Same-Sex Relationships and Domestic Partnerships
Everything changed on June 26, 2015. On that date the U.S. Supreme Court issued a landmark opinion in Obergefell v. Hodges. A divided U.S. Supreme Court ruled that same-sex couples can marry nationwide, establishing a new civil right – a historic victory for gay rights. In the 5-4 ruling, Justice Anthony Kennedy wrote for the majority with the four liberal justices:
“No union is more profound than marriage, for it embodies the highest ideals of love, fidelity, devotion, sacrifice and family. In forming a marital union, two people become something greater than they once were. Their hope is not to be condemned to live in loneliness, excluded from one of civilization’s oldest institutions. They ask for equal dignity in the eyes of the law. It is of no question whether advocates of same-sex marriage now enjoy or lack momentum in the democratic process.
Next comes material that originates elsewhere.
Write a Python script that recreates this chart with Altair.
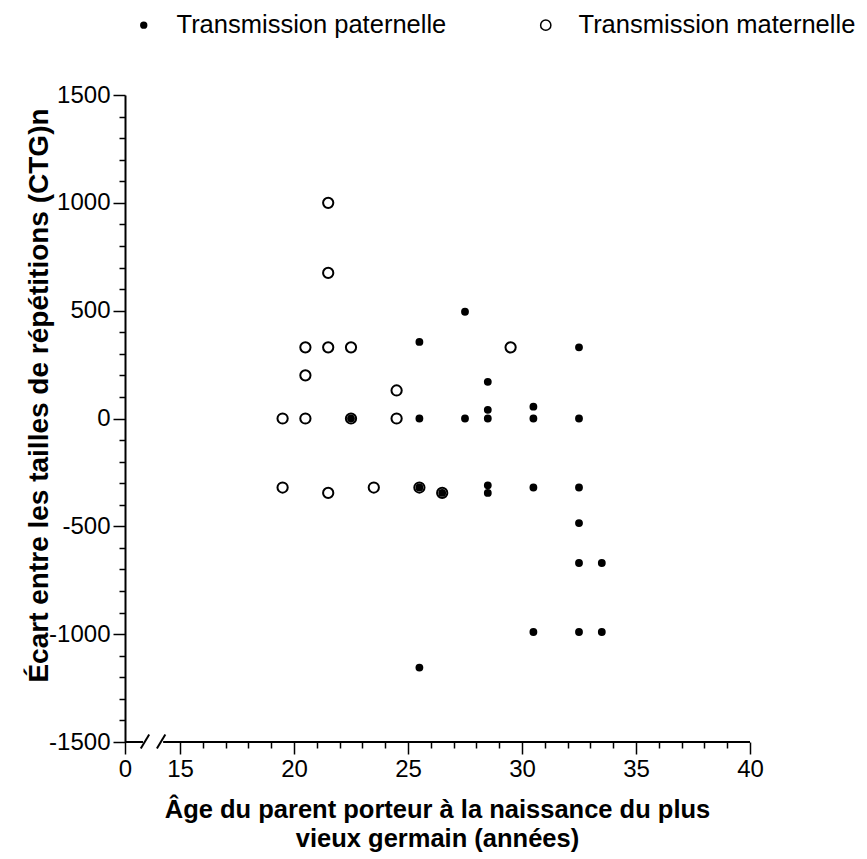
import altair as alt
import pandas as pd

PAT = "Transmission paternelle"
MAT = "Transmission maternelle"

# Paternal transmission (filled dots)
pat_age = [22.5, 25.5, 25.5, 25.5, 25.5, 26.5, 27.5, 27.5, 28.5, 28.5, 28.5, 28.5, 28.5,
           30.5, 30.5, 30.5, 30.5, 32.5, 32.5, 32.5, 32.5, 32.5, 32.5, 33.5, 33.5]
pat_val = [0, 355, 0, -320, -1155, -345, 495, 0, 170, 40, 0, -310, -345,
           55, 0, -320, -990, 330, 0, -320, -485, -670, -990, -670, -990]

# Maternal transmission (open circles)
mat_age = [21.5, 21.5, 20.5, 21.5, 22.5, 20.5, 24.5, 29.5, 19.5, 20.5, 22.5, 24.5,
           19.5, 21.5, 23.5, 25.5, 26.5]
mat_val = [1000, 675, 330, 330, 330, 200, 130, 330, 0, 0, 0, 0,
           -320, -345, -320, -320, -345]

x_ticks = [0] + list(range(15, 41))
y_ticks = list(range(-1500, 1501, 100))

# broken x-axis line segments and break marks
seg_x1 = [0, 10.4]
seg_x2 = [4.9, 40]
seg_y = [-1500, -1500]
brk_x1 = [4.3, 8.7]
brk_x2 = [6.6, 11.0]
brk_y1 = [-1530, -1530]
brk_y2 = [-1465, -1465]

df = pd.DataFrame({
    "age": mat_age + pat_age,
    "ecart": mat_val + pat_val,
    "serie": [MAT] * len(mat_age) + [PAT] * len(pat_age),
})
seg_df = pd.DataFrame({"age": seg_x1, "age2": seg_x2, "ecart": seg_y})
brk_df = pd.DataFrame({"age": brk_x1, "age2": brk_x2, "ecart": brk_y1, "ecart2": brk_y2})

FONT = "Liberation Sans"
x_title = ["Âge du parent porteur à la naissance du plus", "vieux germain (années)"]
y_title = "Écart entre les tailles de répétitions (CTG)n"

x_scale = alt.Scale(domain=[0, 15, 40], range=[0, 55, 625], nice=False, zero=False)
y_scale = alt.Scale(domain=[-1500, 1500], nice=False, zero=False)

x_axis = alt.Axis(
    values=x_ticks, title=x_title, domain=False, grid=False,
    labelExpr="datum.value % 5 === 0 ? '' + datum.value : ''",
    labelOverlap=False, labelFlush=False,
    tickSize={"condition": {"test": "datum.value % 5 === 0", "value": 12}, "value": 6},
    tickColor="black", tickWidth=1.5,
    labelFont=FONT, labelFontSize=24, labelColor="black", labelPadding=3,
    titleFont=FONT, titleFontSize=25.5, titleFontWeight="bold", titleColor="black",
    titleX=312, titleY=55, titleAlign="center", titleBaseline="top", titleLineHeight=29,
)
y_axis = alt.Axis(
    values=y_ticks, title=y_title, domain=True, grid=False,
    domainColor="black", domainWidth=2,
    labelExpr="datum.value % 500 === 0 ? '' + datum.value : ''",
    labelOverlap=False, labelFlush=False,
    tickSize={"condition": {"test": "datum.value % 500 === 0", "value": 12}, "value": 6},
    tickColor="black", tickWidth=1.5,
    labelFont=FONT, labelFontSize=24, labelColor="black", labelPadding=3,
    titleFont=FONT, titleFontSize=28, titleFontWeight="bold", titleColor="black",
    titleX=-86, titleY=300, titleAngle=-90, titleAlign="center", titleBaseline="middle",
)

x_enc = alt.X("age:Q", scale=x_scale, axis=x_axis)
y_enc = alt.Y("ecart:Q", scale=y_scale, axis=y_axis)

legend = alt.Legend(title=None, symbolStrokeWidth=1.5)

points = alt.Chart(df).mark_point(
    shape="circle", strokeWidth=2, opacity=1
).encode(
    x=x_enc,
    y=y_enc,
    fill=alt.Fill("serie:N", scale=alt.Scale(domain=[PAT, MAT], range=["black", "white"]),
                  legend=legend),
    stroke=alt.Stroke("serie:N", scale=alt.Scale(domain=[PAT, MAT], range=["black", "black"]),
                      legend=legend),
    size=alt.Size("serie:N", scale=alt.Scale(domain=[PAT, MAT], range=[34, 105]),
                  legend=legend),
)

axis_line = alt.Chart(seg_df).mark_rule(color="black", strokeWidth=2).encode(
    x=x_enc, x2="age2:Q", y=y_enc
)
breaks = alt.Chart(brk_df).mark_rule(color="black", strokeWidth=2).encode(
    x=x_enc, x2="age2:Q", y=y_enc, y2="ecart2:Q"
)

chart = alt.layer(axis_line, breaks, points).properties(
    width=625, height=647,
    autosize=alt.AutoSizeParams(type="none"),
    padding={"left": 125, "top": 95, "right": 117, "bottom": 117},
).configure_view(stroke=None).configure_legend(
    orient="none", legendX=6, legendY=-83, direction="horizontal",
    labelFont=FONT, labelFontSize=25.5, labelColor="black", labelLimit=400,
    labelOffset=20, columnPadding=86,
)

chart.save("out.html", embed_options={"renderer": "svg", "actions": False})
The issue before the court here is the legal question whether the Constitution protects the right of same-sex couples to marry. The Constitution grants them that right.”
This decision will result in many changes as its full impact is implemented and understood across the country
Prior to Obergefell, some 37 states allowed such unions. Below is a discussion of ending same sex marriages prior to this historic court ruling.
Unique Familial Situations
A relationship doesn’t need to follow the traditional pattern of marriage to be meaningful and binding.
California family law takes this into consideration with certain procedures to handle situations arising in registered domestic partnerships and co-habitanting partners of the opposite or same sex.
Ending Same Sex Marriages and Registered Domestic Partnerships in California
California does not acknowledge same-sex marriages, but recognizes domestic partnerships under many similar rights to married couples. If you and your partner are dissolving your registered partnership, there are a few issues that require attention before you move forward.
Ending a Registered Domestic Partnership without the Courts
A registered domestic partnership does not need a court procedure to be dissolved. Provided you meet designated requirements in California, the partnership can be ended through the filing of a Notice of Termination of Domestic Partnership to the California Secretary of State.